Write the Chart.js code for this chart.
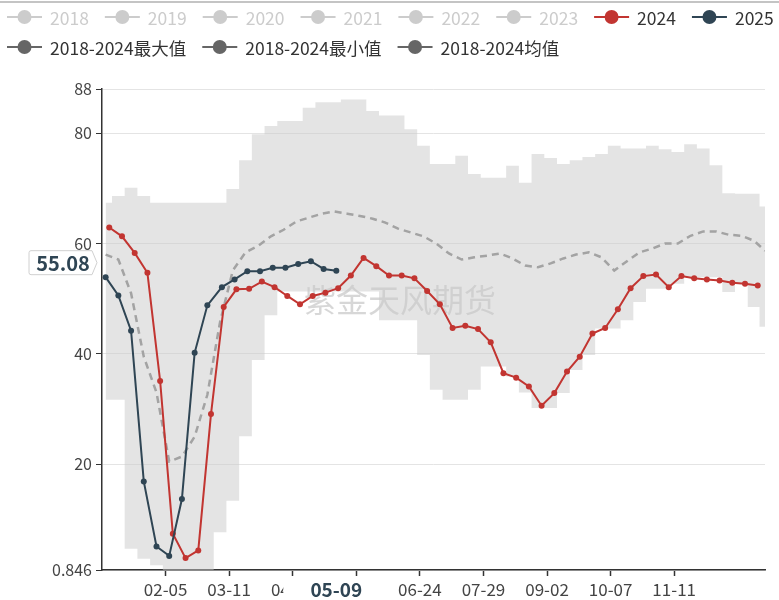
<!DOCTYPE html>
<html>
<head>
<meta charset="utf-8">
<script src="https://cdn.jsdelivr.net/npm/chart.js@4.4.1/dist/chart.umd.min.js"></script>
<style>
  html, body { margin: 0; padding: 0; background: #fff; }
  #wrap { width: 779px; height: 600px; }
</style>
</head>
<body>
<div id="wrap"><canvas id="chart" width="779" height="600"></canvas></div>
<script>
// ---- data (MM-DD on a leap-year calendar) ----
const yearNames = ["2018", "2019", "2020", "2021", "2022", "2023", "2024", "2025"];
const statNames = ["2018-2024最大值", "2018-2024最小值", "2018-2024均值"];

const tickLabels = ["02-05", "03-11", "04-15", "05-20", "06-24", "07-29", "09-02", "10-07", "11-11"];
const yTicks = [0.846, 20, 40, 60, 80, 88];

const dates2025 = ["01-03", "01-10", "01-17", "01-24", "01-31", "02-07", "02-14", "02-21", "02-28", "03-07",
    "03-14", "03-21", "03-28", "04-04", "04-11", "04-18", "04-25", "05-02", "05-09"];
const values2025 = [53.9, 50.6, 44.2, 16.9, 5.1, 3.4, 13.7, 40.2, 48.8, 52.1,
    53.5, 55.0, 55.0, 55.6, 55.6, 56.3, 56.8, 55.4, 55.08];

const dates2024 = ["01-05", "01-12", "01-19", "01-26", "02-02", "02-09", "02-16", "02-23", "03-01", "03-08",
    "03-15", "03-22", "03-29", "04-05", "04-12", "04-19", "04-26", "05-03", "05-10", "05-17",
    "05-24", "05-31", "06-07", "06-14", "06-21", "06-28", "07-05", "07-12", "07-19", "07-26",
    "08-02", "08-09", "08-16", "08-23", "08-30", "09-06", "09-13", "09-20", "09-27", "10-04",
    "10-11", "10-18", "10-25", "11-01", "11-08", "11-15", "11-22", "11-29", "12-06", "12-13",
    "12-20", "12-27"];
const values2024 = [62.9, 61.3, 58.3, 54.7, 35.1, 7.4, 3.0, 4.4, 29.1, 48.5,
    51.7, 51.8, 53.1, 52.1, 50.5, 49.0, 50.5, 51.1, 51.9, 54.2,
    57.4, 55.9, 54.2, 54.2, 53.7, 51.4, 49.0, 44.7, 45.1, 44.5,
    42.1, 36.5, 35.7, 34.1, 30.6, 32.9, 36.8, 39.5, 43.7, 44.7,
    48.1, 51.9, 54.1, 54.4, 52.1, 54.1, 53.7, 53.5, 53.3, 52.9,
    52.7, 52.4];

// weekly grid for the 2018-2024 statistics
const statDates = ["01-03", "01-10", "01-17", "01-24", "01-31", "02-07", "02-14", "02-21", "02-28", "03-06",
    "03-13", "03-20", "03-27", "04-03", "04-10", "04-17", "04-24", "05-01", "05-08", "05-15",
    "05-22", "05-29", "06-05", "06-12", "06-19", "06-26", "07-03", "07-10", "07-17", "07-24",
    "07-31", "08-07", "08-14", "08-21", "08-28", "09-04", "09-11", "09-18", "09-25", "10-02",
    "10-09", "10-16", "10-23", "10-30", "11-06", "11-13", "11-20", "11-27", "12-04", "12-11",
    "12-18", "12-25", "12-31"];
const maxValues = [67.4, 68.6, 70.1, 68.6, 67.4, 67.4, 67.4, 67.4, 67.4, 67.4,
    69.9, 75.1, 79.8, 81.3, 82.2, 82.2, 84.6, 85.6, 85.6, 86.1,
    86.1, 84.0, 83.2, 83.2, 80.7, 77.7, 74.4, 74.4, 75.9, 72.6,
    71.9, 71.9, 74.1, 71.0, 76.2, 75.5, 74.4, 75.1, 75.7, 76.2,
    77.7, 77.2, 77.2, 77.7, 77.1, 76.6, 78.0, 77.2, 74.2, 69.1,
    69.0, 69.0, 66.7];
const minValues = [31.7, 31.7, 4.7, 2.9, 1.7, 0.846, 0.846, 0.846, 0.846, 7.7,
    13.4, 25.1, 38.9, 47.0, 51.3, 51.3, 51.3, 51.3, 51.3, 51.3,
    51.3, 51.3, 46.1, 46.1, 46.1, 39.8, 33.5, 31.7, 31.7, 33.5,
    37.7, 37.7, 35.9, 33.0, 30.2, 30.2, 32.9, 37.1, 39.8, 44.6,
    44.6, 46.1, 49.4, 51.8, 51.8, 52.7, 53.9, 53.9, 53.9, 51.2,
    52.7, 48.5, 44.9];
const avgValues = [58.0, 57.1, 51.0, 39.5, 33.0, 20.5, 21.4, 25.0, 32.6, 45.8,
    55.1, 58.4, 59.6, 61.3, 62.5, 64.0, 64.7, 65.4, 65.8, 65.4,
    65.0, 64.5, 63.8, 62.7, 62.0, 61.3, 60.0, 58.2, 57.1, 57.5,
    57.8, 58.2, 57.3, 56.0, 55.7, 56.4, 57.3, 58.0, 58.4, 57.5,
    55.1, 56.8, 58.4, 59.1, 60.0, 60.0, 61.4, 62.2, 62.2, 61.6,
    61.4, 60.5, 58.7];

const pointerDate = "05-09";
const pointerValue = 55.08;

// ---- helpers ----
const monthStart = [0, 31, 60, 91, 121, 152, 182, 213, 244, 274, 305, 335];
function mmddToDay(s) {
    const [m, d] = s.split("-").map(Number);
    return monthStart[m - 1] + d - 1;
}
const toPoints = (dates, vals) => dates.map((d, i) => ({ x: mmddToDay(d), y: vals[i] }));

const FONT = '"Noto Sans CJK SC", "Noto Sans", sans-serif';
const RED = "#c23531";
const NAVY = "#2f4554";
const STAT = "#666666";
const OFF = "#cccccc";

// ---- overlay: legend, watermark, axis pointer labels ----
const decorPlugin = {
    id: "decor",
    beforeDatasetsDraw(chart) {
        const ctx = chart.ctx;
        ctx.save();
        ctx.font = "32px " + FONT;
        ctx.fillStyle = "rgba(140,140,140,0.35)";
        ctx.textAlign = "center";
        ctx.textBaseline = "middle";
        ctx.fillText("紫金天风期货", 400, 300);
        ctx.restore();
    },
    afterDraw(chart) {
        const ctx = chart.ctx;
        ctx.save();

        // thin frame line at the very top
        ctx.strokeStyle = "#c4c4c4";
        ctx.lineWidth = 2;
        ctx.beginPath();
        ctx.moveTo(0, 2);
        ctx.lineTo(779, 2);
        ctx.stroke();

        // legend
        const rows = [
            yearNames.map(n => ({ text: n, color: n === "2024" ? RED : n === "2025" ? NAVY : OFF, on: n >= "2024" })),
            statNames.map(n => ({ text: n, color: STAT, on: true }))
        ];
        ctx.font = "17.5px " + FONT;
        ctx.textBaseline = "middle";
        ctx.textAlign = "left";
        rows.forEach((row, r) => {
            let x = 7;
            const y = 17 + r * 30;
            row.forEach(item => {
                ctx.strokeStyle = item.color;
                ctx.lineWidth = 2;
                ctx.beginPath();
                ctx.moveTo(x, y);
                ctx.lineTo(x + 35, y);
                ctx.stroke();
                ctx.fillStyle = item.color;
                ctx.beginPath();
                ctx.arc(x + 17.5, y, 7, 0, Math.PI * 2);
                ctx.fill();
                ctx.fillStyle = item.on ? "#333" : OFF;
                ctx.fillText(item.text, x + 43, y + 1);
                x += 43 + ctx.measureText(item.text).width + 16;
            });
        });

        // x axis pointer label
        const px = chart.scales.x.getPixelForValue(mmddToDay(pointerDate));
        ctx.fillStyle = "#fff";
        ctx.fillRect(px - 53, 578, 106, 22);
        ctx.font = "bold 19px " + FONT;
        ctx.fillStyle = NAVY;
        ctx.textAlign = "center";
        ctx.fillText(pointerDate, px, 590);

        // y axis pointer label
        const py = chart.scales.y.getPixelForValue(pointerValue) - 8;
        ctx.beginPath();
        ctx.moveTo(31, py - 12);
        ctx.lineTo(92, py - 12);
        ctx.lineTo(97, py);
        ctx.lineTo(92, py + 12);
        ctx.lineTo(31, py + 12);
        ctx.quadraticCurveTo(29, py + 12, 29, py + 10);
        ctx.lineTo(29, py - 10);
        ctx.quadraticCurveTo(29, py - 12, 31, py - 12);
        ctx.closePath();
        ctx.fillStyle = "#fff";
        ctx.fill();
        ctx.strokeStyle = "#d0d0d0";
        ctx.lineWidth = 1;
        ctx.stroke();
        ctx.fillStyle = NAVY;
        ctx.font = "bold 20px " + FONT;
        ctx.fillText(String(pointerValue), 63, py + 1);

        ctx.restore();
    }
};

new Chart(document.getElementById("chart"), {
    type: "line",
    data: {
        datasets: [
            {
                label: "2025",
                data: toPoints(dates2025, values2025),
                borderColor: NAVY,
                backgroundColor: NAVY,
                borderWidth: 2,
                pointRadius: 3,
                pointBorderWidth: 0,
                tension: 0
            },
            {
                label: "2024",
                data: toPoints(dates2024, values2024),
                borderColor: RED,
                backgroundColor: RED,
                borderWidth: 2,
                pointRadius: 3,
                pointBorderWidth: 0,
                tension: 0
            },
            {
                label: statNames[2],
                data: toPoints(statDates, avgValues),
                borderColor: "#a3a3a3",
                borderDash: [7, 5],
                borderWidth: 2.5,
                pointRadius: 0,
                tension: 0
            },
            {
                label: statNames[0],
                data: toPoints(statDates, maxValues),
                borderColor: "rgba(0,0,0,0)",
                borderWidth: 0,
                pointRadius: 0,
                stepped: "middle",
                fill: "+1",
                backgroundColor: "rgba(202,202,202,0.5)"
            },
            {
                label: statNames[1],
                data: toPoints(statDates, minValues),
                borderColor: "rgba(0,0,0,0)",
                borderWidth: 0,
                pointRadius: 0,
                stepped: "middle",
                fill: false
            }
        ]
    },
    options: {
        responsive: false,
        animation: false,
        devicePixelRatio: 1,
        layout: { padding: { left: 0, right: 14, top: 89, bottom: 0 } },
        plugins: {
            legend: { display: false },
            tooltip: { enabled: false }
        },
        scales: {
            x: {
                type: "linear",
                min: 0,
                max: 365,
                afterFit: s => { s.height = 30; },
                afterBuildTicks: axis => {
                    axis.ticks = tickLabels.map(l => ({ value: mmddToDay(l) }));
                },
                ticks: {
                    autoSkip: false,
                    maxRotation: 0,
                    padding: 3,
                    color: "#444",
                    font: { family: FONT, size: 17 },
                    callback: (v, i) => tickLabels[i]
                },
                grid: { drawOnChartArea: false, tickLength: 6, tickColor: "#333", tickWidth: 1.5 },
                border: { color: "#333", width: 1.5 }
            },
            y: {
                min: 0.846,
                max: 88,
                afterFit: s => { s.width = 102; },
                afterBuildTicks: axis => {
                    axis.ticks = yTicks.map(v => ({ value: v }));
                },
                ticks: {
                    padding: 4,
                    color: "#444",
                    font: { family: FONT, size: 16 },
                    callback: v => String(v)
                },
                grid: { color: "#e4e4e4", lineWidth: 1, tickLength: 6, tickColor: "#333" },
                border: { color: "#333", width: 1.5 }
            }
        }
    },
    plugins: [decorPlugin]
});
</script>
</body>
</html>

**What is expected:** Quote, exactly and only, the lines from the first line of the data above through the line containing "53.5, 55.0, 55.0, 55.6, 55.6, 56.3, 56.8, 55.4, 55.08];". The pictures do not belong in it.

**The result:**
Write the Chart.js code for this chart.
<!DOCTYPE html>
<html>
<head>
<meta charset="utf-8">
<script src="https://cdn.jsdelivr.net/npm/chart.js@4.4.1/dist/chart.umd.min.js"></script>
<style>
  html, body { margin: 0; padding: 0; background: #fff; }
  #wrap { width: 779px; height: 600px; }
</style>
</head>
<body>
<div id="wrap"><canvas id="chart" width="779" height="600"></canvas></div>
<script>
// ---- data (MM-DD on a leap-year calendar) ----
const yearNames = ["2018", "2019", "2020", "2021", "2022", "2023", "2024", "2025"];
const statNames = ["2018-2024最大值", "2018-2024最小值", "2018-2024均值"];

const tickLabels = ["02-05", "03-11", "04-15", "05-20", "06-24", "07-29", "09-02", "10-07", "11-11"];
const yTicks = [0.846, 20, 40, 60, 80, 88];

const dates2025 = ["01-03", "01-10", "01-17", "01-24", "01-31", "02-07", "02-14", "02-21", "02-28", "03-07",
    "03-14", "03-21", "03-28", "04-04", "04-11", "04-18", "04-25", "05-02", "05-09"];
const values2025 = [53.9, 50.6, 44.2, 16.9, 5.1, 3.4, 13.7, 40.2, 48.8, 52.1,
    53.5, 55.0, 55.0, 55.6, 55.6, 56.3, 56.8, 55.4, 55.08];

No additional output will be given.